MaartenGr commented 6 months ago

It ran for more than 20 minutes without ending. It is too long. I set only 3 candidate topics (ZeroShotClassification(candidate_topics[:3], model="./bart-large-mnli")) and code ended after 4mins.

It is difficult to say whether this is short or long without knowing a bit more about your environment. Are you using a GPU? If not, then that might explain the problem you are facing.

So the problem may be that there are too many candidate topics. But I don't think 70 is a lot. Maybe you can optimize the parallel batch processing capability, when the pipeline of transformers is not the problem?

Most likely, the compute time is a result of the transformers pipeline and parallel batch processing is a bit more involved when you are dealing with GPUs. Generally, I think this should be reasonably fast if you are using a GPU.

syGOAT commented 6 months ago

@MaartenGr Thank you for reply! I used a gpu. I think this is where the problem lies: https://github.com/MaartenGr/BERTopic/blob/6c9eb6e72a881077ac59c35752d26e391bfe4c49/bertopic/representation/_zeroshot.py#L72C9-L74C104 topic_descriptions had 100 topics (my scene) and a lot of words. It was passed directly to pipline ZeroShotClassificationPipeline without batched. I think it was the large amount of data processed by the pipeline at one time that leaded to the long running time. Maybe add an arguement batch_size in ZeroShotClassification could be better?
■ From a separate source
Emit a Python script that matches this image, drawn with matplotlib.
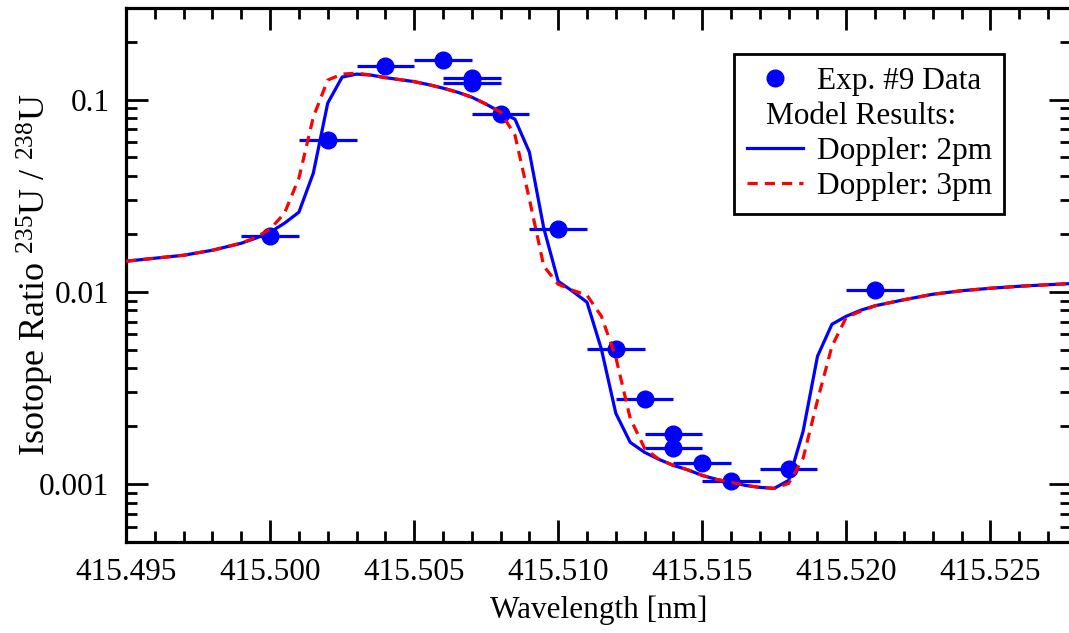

MaartenGr commented 6 months ago

Which GPU are you using? One or the other makes quite a bit of difference.

I think it was the large amount of data processed by the pipeline at one time that leaded to the long running time. Maybe add an arguement batch_size in ZeroShotClassification could be better?

That could be a possibility but have you tested whether that is indeed the issue? You can test this out by simply adopting the code you referenced there to supply custom batches. Part of BERTopic is its modularity, so adapting it should be straightforward.

syGOAT commented 6 months ago

@MaartenGr I found the problem. Function __call__ of class Pipeline in transformers has an arguement batch_size: https://github.com/huggingface/transformers/blob/caa5c65db1f4db617cdac2ad667ba62edf94dd98/src/transformers/pipelines/base.py#L1157C3-L1170C46 We could consider adding it in pipeline_kwargs: https://github.com/MaartenGr/BERTopic/blob/de7376d3d42960e787a1115e5fe69fb726a7a33d/bertopic/representation/_zeroshot.py#L55C1-L74C104

MaartenGr commented 6 months ago

Ah, in that case it is also already implemented right? Just do something like this:

representation_model = ZeroShotClassification(candidate_topics, model="./bart-large-mnli", pipeline_kwargs={"batch_size":32})
syGOAT commented 6 months ago

@MaartenGr Yes. The problem has been solved. Thank you so much!